Parties involved in construction are familiar with the phrase “waiver of subrogation” because there is commonly, and virtually always, a waiver of subrogation provision in the construction contract. For instance, the AIA Document A201 (General Conditions) contains a waiver of subrogation provision for damages or loss covered by builder’s risk property insurance. A waiver of subrogation provision prevents an insurance company from paying a claim and then stepping in the shoes of the insured (through subrogation) to sue a waived third party responsible for the claim. To ensure the waiver of subrogation provision does not conflict with any other rights in the contract, the A201’s waiver of subrogation provision provides: “A waiver of subrogation shall be effective as to a person or entity even though that person or entity would otherwise have a duty of indemnification, contractual or otherwise, did not pay the insurance premium directly or indirectly, and whether or not the person or entity had an insurable interest in the property damaged.”
For example, let’s assume a fire during construction caused substantial damage to an owner’s property. The owner submitted a builder’s risk claim and it was determined that the damage caused by the fire (peril) was covered. Let’s assume the fire was attributed to the negligence of the contractor and its electrical subcontractor. With waiver of subrogation language, the carrier cannot pay the claim to the owner and then subrogate to the interests of the owner to pursue claims directly against the contractor and/or electrical subcontractor to recoup the proceeds it paid to the owner. This waiver would apply even though the owner’s contract with its contractor required the contractor to indemnify the owner for damage caused by the contractor or the contractor’s subcontractor’s negligence. Without the waiver of subrogation language, the carrier would not be deprived of this subrogation right.
In addition to the waiver of subrogation relating to builder’s risk property insurance, parties are requesting waivers of subrogation endorsements for CGL policies and other liability policies. With CGL policies, the waiver of subrogation endorsement is referred to as the “Waiver of Transfer of Rights of Recovery Against Others to Us” endorsement. Sometimes parties want a blanket waiver or at least they want to know they are specifically identified in the endorsement to ensure the CGL carrier waives a subrogation claim against it if the carrier pays out insurance proceeds. This endorsement is important because without it a party could be breaching its insurance policy and voiding applicable coverage by contractually agreeing to waive subrogation that is in conflict with the policy’s subrogation language. If a carrier is willing to issue this endorsement (and there are times it may not), it will usually come at a cost through a higher premium, etc., since the waiver of subrogation impacts an insurer’s risk assessment.
I like contractual waiver of subrogation language relating to builder’s risk property insurance claims. As long as the insurance broker and carrier are aware of the contractual waiver so that there is not any issue that the waiver impacts policy language / coverage (and, the broker and carrier should inquire since it’s become boilerplate language in construction contracts), the waiver of subrogation allows a covered claim to be paid without an otherwise waived party worried about whether the carrier is going to try to later recoup losses against it.

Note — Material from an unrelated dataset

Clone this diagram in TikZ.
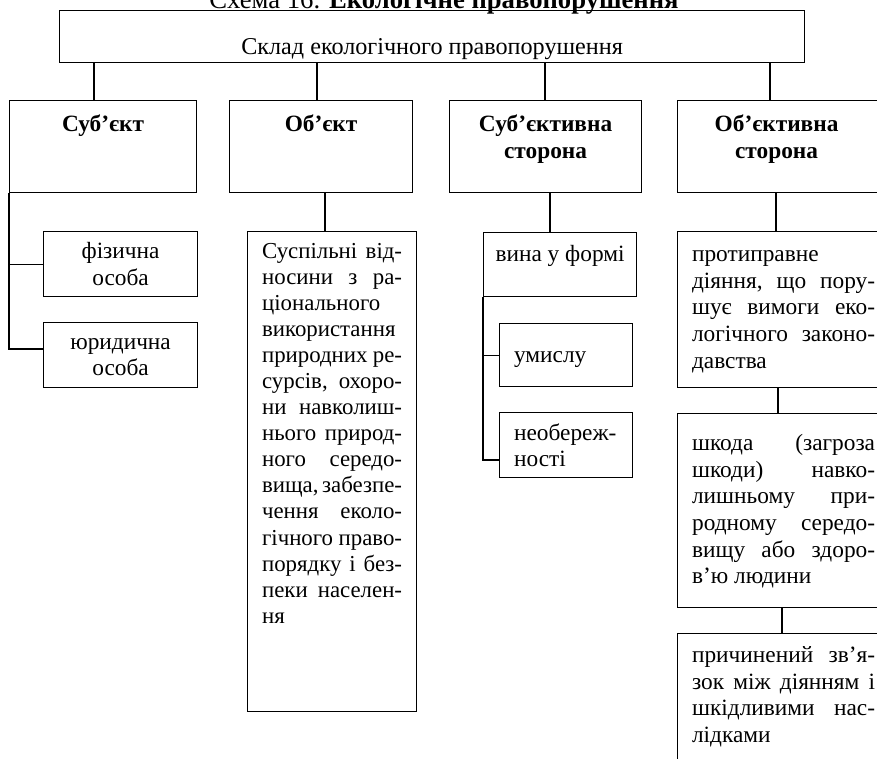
\documentclass[tikz,border=0pt]{standalone}
\usepackage{fontspec}
\setmainfont{Liberation Serif}[WordSpace={1,1.5,2.2}]
\usetikzlibrary{positioning}
\newlength\px
\setlength\px{0.6pt}
\newcommand\celltext[5]{\parbox[t][#1\px][t]{#2\px}{#4\hyphenpenalty=10000 \exhyphenpenalty=10000 \tolerance=10000 \vspace*{#3\px}\strut #5}}

\begin{document}
\begin{tikzpicture}[
    x=0.6pt, y=-0.6pt,
    line width=0.7pt,
    every node/.style={font=\fontsize{14}{16}\selectfont},
    cell/.style={draw, anchor=north west, inner xsep=0pt, inner ysep=0pt},
    textcell/.style={cell, inner xsep=14.5\px}
]
\useasboundingbox (0,0) rectangle (877,758);
\node[anchor=base, font=\fontsize{16}{18}\selectfont] (title) at (444,8) {Схема 16. \textbf{Екологічне правопорушення}};
\node[cell] (top) at (59,10) {\celltext{52}{745}{25.5}{\centering\fontsize{14.5}{16}\selectfont}{Склад екологічного правопорушення}};

\node[cell] (subj) at (9,100) {\celltext{92}{187}{12.3}{\centering}{\textbf{Суб’єкт}}};
\node[cell] (obj) at (229,100) {\celltext{92}{183}{12.3}{\centering}{\textbf{Об’єкт}}};
\node[cell] (subjside) at (449,100) {\celltext{92}{192}{12.3}{\centering}{\textbf{Суб’єктивна\\сторона}}};
\node[cell] (objside) at (677,100) {\celltext{92}{212}{12.3}{\centering\rightskip=14\px plus 1fil\relax}{\textbf{Об’єктивна\\сторона}}};

\node[cell] (fiz) at (43,231) {\celltext{65}{154}{8.3}{\centering}{фізична\\особа}};
\node[cell] (yur) at (43,322) {\celltext{65}{154}{7.8}{\centering}{юридична\\особа}};

\node[textcell] (desc) at (247,231) {\celltext{480}{140}{8.3}{\fontsize{13.7}{15.65}\selectfont}{Суспільні~від-\linebreak носини~з~ра-\linebreak ціонального\linebreak використання\linebreak природних~ре-\linebreak сурсів,~охоро-\linebreak ни~навколиш-\linebreak нього~природ-\linebreak ного~середо-\linebreak вища,~забезпе-\linebreak чення~еколо-\linebreak гічного~право-\linebreak порядку~і~без-\linebreak пеки~населен-\linebreak ня}};

\node[cell] (vina) at (483,232) {\celltext{64}{153}{10.3}{\centering}{вина у формі}};
\node[textcell] (umys) at (499,323) {\celltext{63}{104}{20.3}{\raggedright}{умислу}};
\node[textcell] (neob) at (499,412) {\celltext{65}{104}{8.8}{\raggedright}{необереж-\\ності}};

\node[textcell] (prot) at (677,231) {\celltext{156}{183}{11.3}{}{протиправне\linebreak діяння,~що~пору-\linebreak шує~вимоги~еко-\linebreak логічного~законо-\linebreak давства}};
\node[textcell] (shk) at (677,413) {\celltext{194}{183}{18.3}{}{шкода~(загроза\linebreak шкоди)~навко-\linebreak лишньому~при-\linebreak родному~середо-\linebreak вищу~або~здоро-\linebreak в’ю людини}};
\node[textcell] (prych) at (677,633) {\celltext{140}{183}{10.3}{}{причинений~зв’я-\linebreak зок~між~діянням~і\linebreak шкідливими~нас-\linebreak лідками}};

\foreach \cx/\child in {94/subj, 317/obj, 545/subjside, 770/objside}
    \draw (top.south -| \cx,0) -- (\child.north -| \cx,0);

\draw (subj.south west) |- (fiz.west);
\draw (subj.south west) |- (yur.west |- 0,349);
\draw (obj.south -| 325,0) -- (desc.north -| 325,0);
\draw (subjside.south -| 550,0) -- (vina.north -| 550,0);
\draw (vina.south west) |- (umys.west);
\draw (vina.south west) |- (neob.west |- 0,460);
\draw (objside.south -| 776,0) -- (prot.north -| 776,0);
\draw (prot.south -| 778,0) -- (shk.north -| 778,0);
\draw (shk.south -| 782,0) -- (prych.north -| 782,0);
\end{tikzpicture}
\end{document}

From an owner or contractor’s perspective, I also usually like the idea of the party being hired to provide the waiver of subrogation endorsement / waiver of transfer of rights endorsement in its CGL policy irrespective of the requirement to identify the hiring (or paying) party as an additional insured. The primary reason is that in the event there is any issue whatsoever with the additional insured status under the hired party’s policy such that it does not apply to the hiring party (e.g., additional insured status of a general contractor under its hired subcontractor’s policy), with the waiver of subrogation, if the hired party’s policy pays it has at least waived its right to recoup that money against the hiring party through subrogation.

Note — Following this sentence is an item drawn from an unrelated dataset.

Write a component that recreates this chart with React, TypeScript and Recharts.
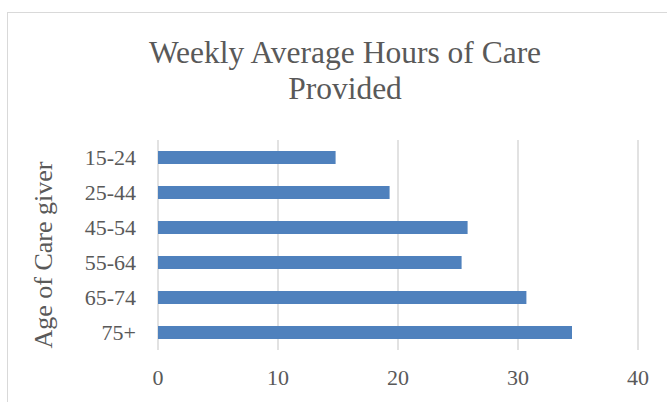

I know there are some parties that do not like waiver of subrogation language, especially with CGL policies, due to underwriting issues that it poses and/or potential increased premium costs associated with the endorsement. Sure, this is true. But, a waiver of subrogation does enable a dispute to be streamlined by allocating risk to a party that is in a position to control the risk and has insurance to cover that risk and by reducing continued litigation associated with a claim.